Plotting code records

────────────────────

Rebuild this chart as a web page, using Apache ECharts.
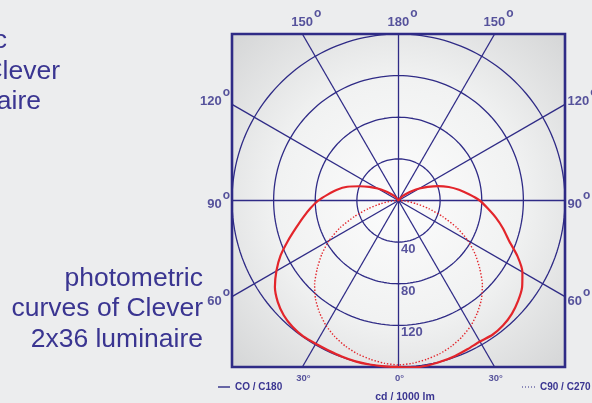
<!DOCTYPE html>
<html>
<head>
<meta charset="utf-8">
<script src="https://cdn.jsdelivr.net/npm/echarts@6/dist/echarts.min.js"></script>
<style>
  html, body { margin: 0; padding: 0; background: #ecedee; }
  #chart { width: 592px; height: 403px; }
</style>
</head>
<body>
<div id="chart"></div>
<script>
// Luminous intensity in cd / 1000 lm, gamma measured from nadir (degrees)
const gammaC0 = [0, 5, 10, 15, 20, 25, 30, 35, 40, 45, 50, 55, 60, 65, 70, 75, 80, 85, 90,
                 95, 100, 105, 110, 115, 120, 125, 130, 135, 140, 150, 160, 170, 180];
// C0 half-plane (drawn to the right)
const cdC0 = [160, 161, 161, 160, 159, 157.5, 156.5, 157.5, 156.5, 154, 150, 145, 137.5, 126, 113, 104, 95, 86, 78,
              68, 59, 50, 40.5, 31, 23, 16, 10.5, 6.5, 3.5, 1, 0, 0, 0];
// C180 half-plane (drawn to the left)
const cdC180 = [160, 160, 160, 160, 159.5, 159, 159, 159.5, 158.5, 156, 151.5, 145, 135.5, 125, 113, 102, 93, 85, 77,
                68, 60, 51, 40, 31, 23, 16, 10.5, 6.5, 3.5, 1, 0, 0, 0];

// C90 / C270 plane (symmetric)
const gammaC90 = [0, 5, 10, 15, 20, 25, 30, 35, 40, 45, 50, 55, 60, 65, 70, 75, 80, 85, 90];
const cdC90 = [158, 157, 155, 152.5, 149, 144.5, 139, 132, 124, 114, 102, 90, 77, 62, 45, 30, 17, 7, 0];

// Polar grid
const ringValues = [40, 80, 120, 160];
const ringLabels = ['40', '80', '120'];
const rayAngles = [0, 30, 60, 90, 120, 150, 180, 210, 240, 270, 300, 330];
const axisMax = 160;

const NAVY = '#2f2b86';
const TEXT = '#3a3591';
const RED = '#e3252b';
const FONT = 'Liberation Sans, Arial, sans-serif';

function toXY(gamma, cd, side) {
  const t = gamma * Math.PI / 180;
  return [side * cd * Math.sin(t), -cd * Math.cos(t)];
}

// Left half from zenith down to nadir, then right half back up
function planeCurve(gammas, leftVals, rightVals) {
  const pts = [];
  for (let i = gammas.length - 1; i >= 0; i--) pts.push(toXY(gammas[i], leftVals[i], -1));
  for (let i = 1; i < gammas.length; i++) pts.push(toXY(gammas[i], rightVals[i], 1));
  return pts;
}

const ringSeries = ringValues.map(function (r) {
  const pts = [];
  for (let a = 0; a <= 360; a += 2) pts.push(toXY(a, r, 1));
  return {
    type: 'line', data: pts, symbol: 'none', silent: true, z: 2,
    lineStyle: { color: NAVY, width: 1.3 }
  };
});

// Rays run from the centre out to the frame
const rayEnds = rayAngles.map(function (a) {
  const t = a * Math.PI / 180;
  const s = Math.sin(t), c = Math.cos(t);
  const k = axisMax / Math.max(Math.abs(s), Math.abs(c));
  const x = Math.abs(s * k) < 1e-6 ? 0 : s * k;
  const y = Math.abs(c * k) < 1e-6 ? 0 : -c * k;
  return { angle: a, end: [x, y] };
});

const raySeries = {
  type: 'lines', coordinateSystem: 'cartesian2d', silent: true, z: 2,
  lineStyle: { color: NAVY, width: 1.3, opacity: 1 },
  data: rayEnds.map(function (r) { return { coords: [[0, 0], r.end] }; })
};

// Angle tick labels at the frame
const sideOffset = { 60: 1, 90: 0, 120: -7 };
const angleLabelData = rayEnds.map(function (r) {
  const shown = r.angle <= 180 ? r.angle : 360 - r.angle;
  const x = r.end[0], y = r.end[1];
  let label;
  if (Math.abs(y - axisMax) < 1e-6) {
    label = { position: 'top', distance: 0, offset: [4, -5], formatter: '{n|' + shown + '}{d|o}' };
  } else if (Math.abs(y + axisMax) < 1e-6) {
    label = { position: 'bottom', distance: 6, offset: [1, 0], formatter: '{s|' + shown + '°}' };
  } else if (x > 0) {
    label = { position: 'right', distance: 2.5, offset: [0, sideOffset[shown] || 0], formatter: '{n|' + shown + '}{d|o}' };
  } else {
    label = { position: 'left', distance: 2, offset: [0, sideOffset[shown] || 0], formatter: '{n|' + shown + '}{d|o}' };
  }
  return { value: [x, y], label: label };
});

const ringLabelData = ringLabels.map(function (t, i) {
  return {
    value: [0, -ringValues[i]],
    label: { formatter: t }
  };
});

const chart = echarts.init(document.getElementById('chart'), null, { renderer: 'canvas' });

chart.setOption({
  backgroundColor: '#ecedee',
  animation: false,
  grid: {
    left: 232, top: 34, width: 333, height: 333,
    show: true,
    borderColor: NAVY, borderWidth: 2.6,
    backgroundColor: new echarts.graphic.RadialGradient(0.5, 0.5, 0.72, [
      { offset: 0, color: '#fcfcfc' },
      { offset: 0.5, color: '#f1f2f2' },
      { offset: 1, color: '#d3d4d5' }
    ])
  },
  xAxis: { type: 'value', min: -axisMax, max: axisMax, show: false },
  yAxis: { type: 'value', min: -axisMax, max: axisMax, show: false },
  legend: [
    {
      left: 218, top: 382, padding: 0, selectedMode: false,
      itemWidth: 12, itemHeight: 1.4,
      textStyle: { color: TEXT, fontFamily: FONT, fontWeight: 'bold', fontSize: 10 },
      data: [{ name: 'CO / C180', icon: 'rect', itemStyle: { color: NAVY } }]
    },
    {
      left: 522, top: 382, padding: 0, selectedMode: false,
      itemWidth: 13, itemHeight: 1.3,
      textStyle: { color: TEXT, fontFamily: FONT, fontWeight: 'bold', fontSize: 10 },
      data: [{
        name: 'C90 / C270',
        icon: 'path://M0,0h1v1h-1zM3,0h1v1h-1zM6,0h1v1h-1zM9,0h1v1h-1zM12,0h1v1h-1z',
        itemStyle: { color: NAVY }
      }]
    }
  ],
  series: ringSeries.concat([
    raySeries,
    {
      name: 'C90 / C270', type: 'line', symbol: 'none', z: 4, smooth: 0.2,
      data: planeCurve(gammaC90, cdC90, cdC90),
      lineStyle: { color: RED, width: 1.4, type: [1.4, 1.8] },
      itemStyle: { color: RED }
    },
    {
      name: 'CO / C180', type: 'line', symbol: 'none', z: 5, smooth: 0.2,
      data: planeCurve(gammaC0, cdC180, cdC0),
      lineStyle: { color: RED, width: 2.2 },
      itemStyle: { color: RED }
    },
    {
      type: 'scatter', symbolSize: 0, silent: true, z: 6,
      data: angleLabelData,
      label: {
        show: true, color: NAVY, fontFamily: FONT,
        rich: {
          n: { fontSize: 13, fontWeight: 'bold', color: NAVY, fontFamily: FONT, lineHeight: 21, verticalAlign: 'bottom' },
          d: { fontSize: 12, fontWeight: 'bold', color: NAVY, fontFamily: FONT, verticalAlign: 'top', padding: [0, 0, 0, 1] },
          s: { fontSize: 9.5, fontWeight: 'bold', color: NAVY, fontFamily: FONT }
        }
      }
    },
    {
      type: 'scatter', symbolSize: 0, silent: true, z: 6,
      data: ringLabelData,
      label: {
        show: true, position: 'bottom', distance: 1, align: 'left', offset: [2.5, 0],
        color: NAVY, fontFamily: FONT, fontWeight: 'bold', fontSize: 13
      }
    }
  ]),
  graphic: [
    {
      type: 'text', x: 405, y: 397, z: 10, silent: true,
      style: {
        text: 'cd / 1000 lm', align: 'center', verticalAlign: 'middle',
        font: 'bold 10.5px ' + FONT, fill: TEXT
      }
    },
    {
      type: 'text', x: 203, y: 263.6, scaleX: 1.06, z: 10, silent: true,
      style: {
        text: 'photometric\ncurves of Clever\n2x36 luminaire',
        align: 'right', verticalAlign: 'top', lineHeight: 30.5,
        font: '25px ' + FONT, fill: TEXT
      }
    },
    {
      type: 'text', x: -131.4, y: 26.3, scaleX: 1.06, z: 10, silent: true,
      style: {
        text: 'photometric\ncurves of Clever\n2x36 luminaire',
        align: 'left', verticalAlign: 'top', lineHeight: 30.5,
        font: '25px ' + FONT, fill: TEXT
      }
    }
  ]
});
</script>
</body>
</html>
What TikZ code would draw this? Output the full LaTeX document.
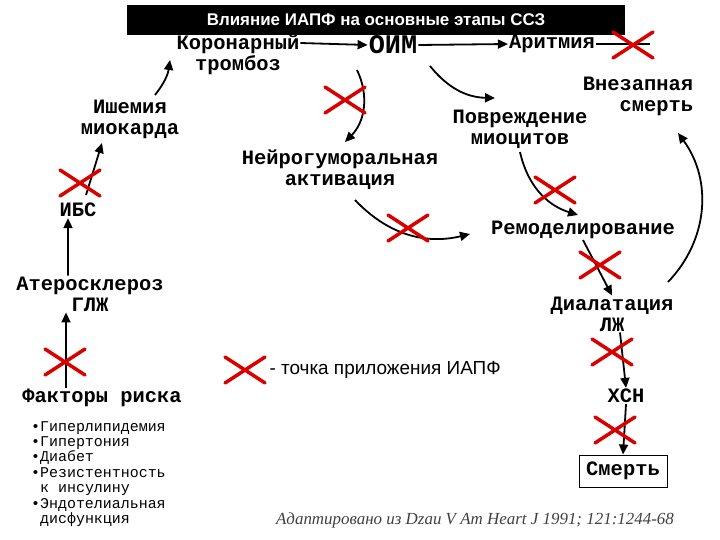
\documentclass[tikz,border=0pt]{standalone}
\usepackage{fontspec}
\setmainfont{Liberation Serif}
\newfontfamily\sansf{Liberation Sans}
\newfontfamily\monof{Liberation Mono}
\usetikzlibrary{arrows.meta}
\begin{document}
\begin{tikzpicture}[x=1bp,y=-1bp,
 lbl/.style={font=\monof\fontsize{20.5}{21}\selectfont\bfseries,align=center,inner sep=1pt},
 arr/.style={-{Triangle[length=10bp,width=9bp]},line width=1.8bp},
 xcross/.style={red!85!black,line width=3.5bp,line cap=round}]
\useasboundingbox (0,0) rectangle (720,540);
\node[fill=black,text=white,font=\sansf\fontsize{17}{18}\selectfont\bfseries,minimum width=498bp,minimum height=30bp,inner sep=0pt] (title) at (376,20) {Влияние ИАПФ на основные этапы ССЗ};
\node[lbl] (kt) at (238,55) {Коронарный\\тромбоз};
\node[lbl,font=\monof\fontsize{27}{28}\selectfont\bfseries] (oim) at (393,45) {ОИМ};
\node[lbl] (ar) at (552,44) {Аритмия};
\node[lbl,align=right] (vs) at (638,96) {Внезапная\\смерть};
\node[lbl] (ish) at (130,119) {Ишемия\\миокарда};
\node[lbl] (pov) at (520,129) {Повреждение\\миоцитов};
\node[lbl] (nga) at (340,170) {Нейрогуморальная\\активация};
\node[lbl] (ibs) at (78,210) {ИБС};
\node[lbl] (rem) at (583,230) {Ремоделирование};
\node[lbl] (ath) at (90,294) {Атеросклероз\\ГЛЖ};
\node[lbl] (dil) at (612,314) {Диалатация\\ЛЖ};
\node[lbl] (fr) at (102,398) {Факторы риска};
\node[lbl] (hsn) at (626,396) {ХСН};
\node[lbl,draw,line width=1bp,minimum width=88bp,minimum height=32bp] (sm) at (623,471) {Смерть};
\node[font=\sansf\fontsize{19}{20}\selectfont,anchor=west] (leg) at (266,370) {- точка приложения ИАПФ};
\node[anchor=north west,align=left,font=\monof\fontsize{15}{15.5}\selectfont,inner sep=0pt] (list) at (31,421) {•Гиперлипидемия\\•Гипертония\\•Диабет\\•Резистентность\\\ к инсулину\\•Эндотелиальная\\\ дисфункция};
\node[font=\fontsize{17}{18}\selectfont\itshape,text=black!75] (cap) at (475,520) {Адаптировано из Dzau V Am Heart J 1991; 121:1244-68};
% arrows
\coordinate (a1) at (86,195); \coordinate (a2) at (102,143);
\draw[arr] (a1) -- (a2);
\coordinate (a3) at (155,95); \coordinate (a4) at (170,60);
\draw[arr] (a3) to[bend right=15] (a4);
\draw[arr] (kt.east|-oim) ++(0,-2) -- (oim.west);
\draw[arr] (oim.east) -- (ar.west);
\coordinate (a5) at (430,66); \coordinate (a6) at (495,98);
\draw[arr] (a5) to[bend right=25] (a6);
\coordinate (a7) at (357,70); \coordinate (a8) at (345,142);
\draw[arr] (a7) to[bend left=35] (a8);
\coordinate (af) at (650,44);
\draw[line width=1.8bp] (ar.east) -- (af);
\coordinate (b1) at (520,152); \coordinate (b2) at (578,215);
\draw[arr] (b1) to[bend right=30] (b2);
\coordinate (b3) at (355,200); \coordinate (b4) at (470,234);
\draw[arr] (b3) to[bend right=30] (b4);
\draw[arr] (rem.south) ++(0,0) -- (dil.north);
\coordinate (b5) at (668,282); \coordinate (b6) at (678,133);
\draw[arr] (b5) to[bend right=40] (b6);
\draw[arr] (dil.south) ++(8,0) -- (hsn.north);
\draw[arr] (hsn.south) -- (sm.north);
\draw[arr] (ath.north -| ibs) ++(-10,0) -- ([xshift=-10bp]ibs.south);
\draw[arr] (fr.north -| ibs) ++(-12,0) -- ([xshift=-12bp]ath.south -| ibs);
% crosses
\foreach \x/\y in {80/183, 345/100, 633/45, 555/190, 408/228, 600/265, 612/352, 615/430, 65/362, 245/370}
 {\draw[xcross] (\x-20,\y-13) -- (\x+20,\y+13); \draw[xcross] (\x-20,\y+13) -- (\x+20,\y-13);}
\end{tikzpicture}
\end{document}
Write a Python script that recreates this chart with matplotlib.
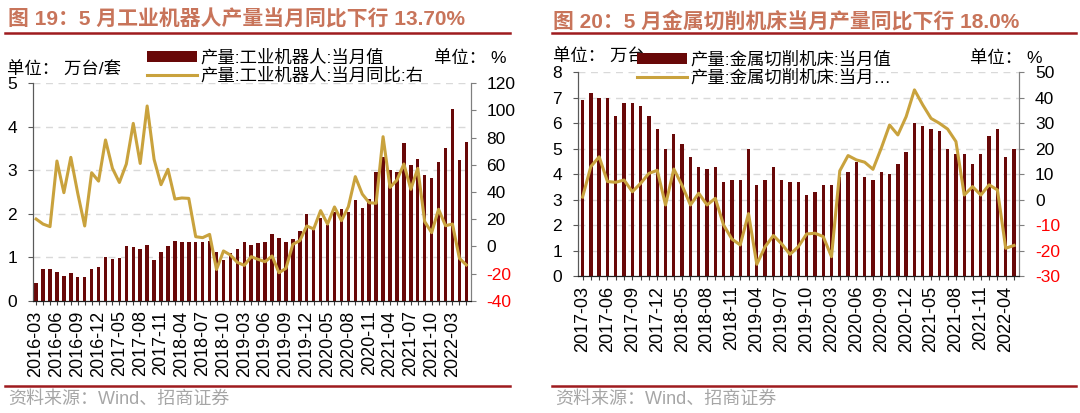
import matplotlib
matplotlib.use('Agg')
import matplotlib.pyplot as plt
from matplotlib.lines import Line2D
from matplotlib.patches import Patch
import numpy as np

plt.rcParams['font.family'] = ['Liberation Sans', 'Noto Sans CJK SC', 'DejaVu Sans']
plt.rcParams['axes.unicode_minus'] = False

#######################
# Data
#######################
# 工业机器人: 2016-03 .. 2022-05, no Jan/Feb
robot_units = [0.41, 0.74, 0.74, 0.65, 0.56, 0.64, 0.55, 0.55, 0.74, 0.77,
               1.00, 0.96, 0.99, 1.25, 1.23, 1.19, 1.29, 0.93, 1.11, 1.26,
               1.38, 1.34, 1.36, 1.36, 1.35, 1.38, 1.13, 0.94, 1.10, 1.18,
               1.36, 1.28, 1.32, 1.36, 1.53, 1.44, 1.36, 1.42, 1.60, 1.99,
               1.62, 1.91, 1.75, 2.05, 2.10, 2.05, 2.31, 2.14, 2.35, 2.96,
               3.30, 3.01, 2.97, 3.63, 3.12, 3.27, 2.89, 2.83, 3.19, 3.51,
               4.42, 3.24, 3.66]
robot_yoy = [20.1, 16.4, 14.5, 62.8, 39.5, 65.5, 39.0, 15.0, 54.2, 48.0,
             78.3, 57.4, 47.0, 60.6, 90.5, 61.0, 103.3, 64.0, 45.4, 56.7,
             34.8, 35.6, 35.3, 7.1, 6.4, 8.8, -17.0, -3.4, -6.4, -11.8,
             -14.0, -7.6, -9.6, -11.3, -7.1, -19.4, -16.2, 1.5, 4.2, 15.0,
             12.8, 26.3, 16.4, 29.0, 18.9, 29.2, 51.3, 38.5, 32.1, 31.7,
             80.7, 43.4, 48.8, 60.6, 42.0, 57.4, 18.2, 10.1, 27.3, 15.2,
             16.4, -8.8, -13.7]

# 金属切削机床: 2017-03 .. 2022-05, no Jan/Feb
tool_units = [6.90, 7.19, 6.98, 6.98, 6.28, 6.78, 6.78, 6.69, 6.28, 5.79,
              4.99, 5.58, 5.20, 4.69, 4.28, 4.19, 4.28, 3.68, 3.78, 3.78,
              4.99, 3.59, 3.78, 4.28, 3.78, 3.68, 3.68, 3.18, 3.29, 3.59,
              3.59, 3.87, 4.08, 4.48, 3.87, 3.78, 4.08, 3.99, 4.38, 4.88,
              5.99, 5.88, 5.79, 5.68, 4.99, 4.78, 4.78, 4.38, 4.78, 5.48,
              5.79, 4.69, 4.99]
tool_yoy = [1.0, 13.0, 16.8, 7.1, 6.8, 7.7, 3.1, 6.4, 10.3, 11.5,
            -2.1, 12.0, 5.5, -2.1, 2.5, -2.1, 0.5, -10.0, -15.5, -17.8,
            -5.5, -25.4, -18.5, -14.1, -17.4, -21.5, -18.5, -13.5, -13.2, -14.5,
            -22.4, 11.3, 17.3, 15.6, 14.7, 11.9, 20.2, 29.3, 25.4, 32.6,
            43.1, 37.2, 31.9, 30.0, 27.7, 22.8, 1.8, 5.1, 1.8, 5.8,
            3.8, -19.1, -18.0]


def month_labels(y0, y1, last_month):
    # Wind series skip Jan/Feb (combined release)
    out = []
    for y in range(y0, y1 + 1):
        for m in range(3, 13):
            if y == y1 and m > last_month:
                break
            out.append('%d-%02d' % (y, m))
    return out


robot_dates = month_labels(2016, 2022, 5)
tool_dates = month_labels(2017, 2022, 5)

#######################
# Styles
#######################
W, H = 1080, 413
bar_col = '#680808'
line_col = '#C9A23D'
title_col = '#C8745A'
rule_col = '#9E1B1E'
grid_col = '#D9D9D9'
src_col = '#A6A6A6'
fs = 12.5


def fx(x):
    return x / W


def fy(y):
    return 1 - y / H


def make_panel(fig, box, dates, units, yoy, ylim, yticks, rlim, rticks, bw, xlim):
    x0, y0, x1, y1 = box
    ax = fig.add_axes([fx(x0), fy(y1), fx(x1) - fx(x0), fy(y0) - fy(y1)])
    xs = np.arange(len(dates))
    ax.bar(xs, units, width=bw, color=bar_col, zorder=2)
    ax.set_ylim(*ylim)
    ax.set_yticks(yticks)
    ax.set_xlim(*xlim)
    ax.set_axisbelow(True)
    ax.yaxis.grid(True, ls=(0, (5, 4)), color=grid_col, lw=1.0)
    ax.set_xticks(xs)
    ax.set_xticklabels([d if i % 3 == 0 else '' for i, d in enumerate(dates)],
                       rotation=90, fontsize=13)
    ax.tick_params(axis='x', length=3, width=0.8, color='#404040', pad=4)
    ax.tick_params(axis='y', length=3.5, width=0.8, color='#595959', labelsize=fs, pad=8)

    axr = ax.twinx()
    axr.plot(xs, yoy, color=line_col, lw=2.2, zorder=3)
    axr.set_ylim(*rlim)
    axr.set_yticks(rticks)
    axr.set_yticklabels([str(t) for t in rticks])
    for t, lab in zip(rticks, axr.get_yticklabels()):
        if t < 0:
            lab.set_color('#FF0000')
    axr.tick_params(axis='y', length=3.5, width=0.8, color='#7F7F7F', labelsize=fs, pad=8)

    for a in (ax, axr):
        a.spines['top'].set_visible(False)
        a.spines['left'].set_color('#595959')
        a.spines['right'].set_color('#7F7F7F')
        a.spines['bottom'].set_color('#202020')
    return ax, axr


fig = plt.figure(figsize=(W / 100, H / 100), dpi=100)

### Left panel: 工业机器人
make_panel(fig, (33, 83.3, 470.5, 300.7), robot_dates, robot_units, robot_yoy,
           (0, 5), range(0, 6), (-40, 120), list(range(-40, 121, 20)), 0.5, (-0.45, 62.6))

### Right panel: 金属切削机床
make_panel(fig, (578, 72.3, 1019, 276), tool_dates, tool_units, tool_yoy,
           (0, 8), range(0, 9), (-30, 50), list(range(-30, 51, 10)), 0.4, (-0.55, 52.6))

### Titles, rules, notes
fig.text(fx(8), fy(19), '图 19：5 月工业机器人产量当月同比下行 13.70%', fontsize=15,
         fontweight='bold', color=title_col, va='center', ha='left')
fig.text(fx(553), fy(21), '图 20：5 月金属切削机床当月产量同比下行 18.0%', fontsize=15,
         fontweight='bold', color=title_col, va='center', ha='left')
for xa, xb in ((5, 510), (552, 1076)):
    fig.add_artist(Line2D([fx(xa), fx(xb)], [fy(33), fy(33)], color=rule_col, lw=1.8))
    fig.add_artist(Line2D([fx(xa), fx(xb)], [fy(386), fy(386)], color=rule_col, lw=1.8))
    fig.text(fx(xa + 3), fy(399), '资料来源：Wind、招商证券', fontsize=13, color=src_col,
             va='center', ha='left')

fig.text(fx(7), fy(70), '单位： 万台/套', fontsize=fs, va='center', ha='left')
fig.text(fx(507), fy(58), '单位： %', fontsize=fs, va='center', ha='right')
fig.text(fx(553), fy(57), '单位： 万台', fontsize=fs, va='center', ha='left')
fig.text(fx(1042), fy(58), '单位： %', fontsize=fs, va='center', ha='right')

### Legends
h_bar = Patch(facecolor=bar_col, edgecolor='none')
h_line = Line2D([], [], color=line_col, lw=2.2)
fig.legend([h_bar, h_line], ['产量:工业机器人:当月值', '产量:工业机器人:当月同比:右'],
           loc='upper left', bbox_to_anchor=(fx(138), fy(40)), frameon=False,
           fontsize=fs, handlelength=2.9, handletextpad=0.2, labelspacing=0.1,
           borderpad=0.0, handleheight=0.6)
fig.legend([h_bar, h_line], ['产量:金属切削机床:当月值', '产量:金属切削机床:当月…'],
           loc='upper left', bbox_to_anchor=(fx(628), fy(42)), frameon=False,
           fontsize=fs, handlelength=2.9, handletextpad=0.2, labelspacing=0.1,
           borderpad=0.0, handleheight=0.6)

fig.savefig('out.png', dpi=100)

────────────────────

Written problem:
Give back, unchanged, each line from the one containing "Write a Python" through the one containing "16.4, -8.8, -13.7]". Pictures are to be left out.

Result:
Write a Python script that recreates this chart with matplotlib.
import matplotlib
matplotlib.use('Agg')
import matplotlib.pyplot as plt
from matplotlib.lines import Line2D
from matplotlib.patches import Patch
import numpy as np

plt.rcParams['font.family'] = ['Liberation Sans', 'Noto Sans CJK SC', 'DejaVu Sans']
plt.rcParams['axes.unicode_minus'] = False

#######################
# Data
#######################
# 工业机器人: 2016-03 .. 2022-05, no Jan/Feb
robot_units = [0.41, 0.74, 0.74, 0.65, 0.56, 0.64, 0.55, 0.55, 0.74, 0.77,
               1.00, 0.96, 0.99, 1.25, 1.23, 1.19, 1.29, 0.93, 1.11, 1.26,
               1.38, 1.34, 1.36, 1.36, 1.35, 1.38, 1.13, 0.94, 1.10, 1.18,
               1.36, 1.28, 1.32, 1.36, 1.53, 1.44, 1.36, 1.42, 1.60, 1.99,
               1.62, 1.91, 1.75, 2.05, 2.10, 2.05, 2.31, 2.14, 2.35, 2.96,
               3.30, 3.01, 2.97, 3.63, 3.12, 3.27, 2.89, 2.83, 3.19, 3.51,
               4.42, 3.24, 3.66]
robot_yoy = [20.1, 16.4, 14.5, 62.8, 39.5, 65.5, 39.0, 15.0, 54.2, 48.0,
             78.3, 57.4, 47.0, 60.6, 90.5, 61.0, 103.3, 64.0, 45.4, 56.7,
             34.8, 35.6, 35.3, 7.1, 6.4, 8.8, -17.0, -3.4, -6.4, -11.8,
             -14.0, -7.6, -9.6, -11.3, -7.1, -19.4, -16.2, 1.5, 4.2, 15.0,
             12.8, 26.3, 16.4, 29.0, 18.9, 29.2, 51.3, 38.5, 32.1, 31.7,
             80.7, 43.4, 48.8, 60.6, 42.0, 57.4, 18.2, 10.1, 27.3, 15.2,
             16.4, -8.8, -13.7]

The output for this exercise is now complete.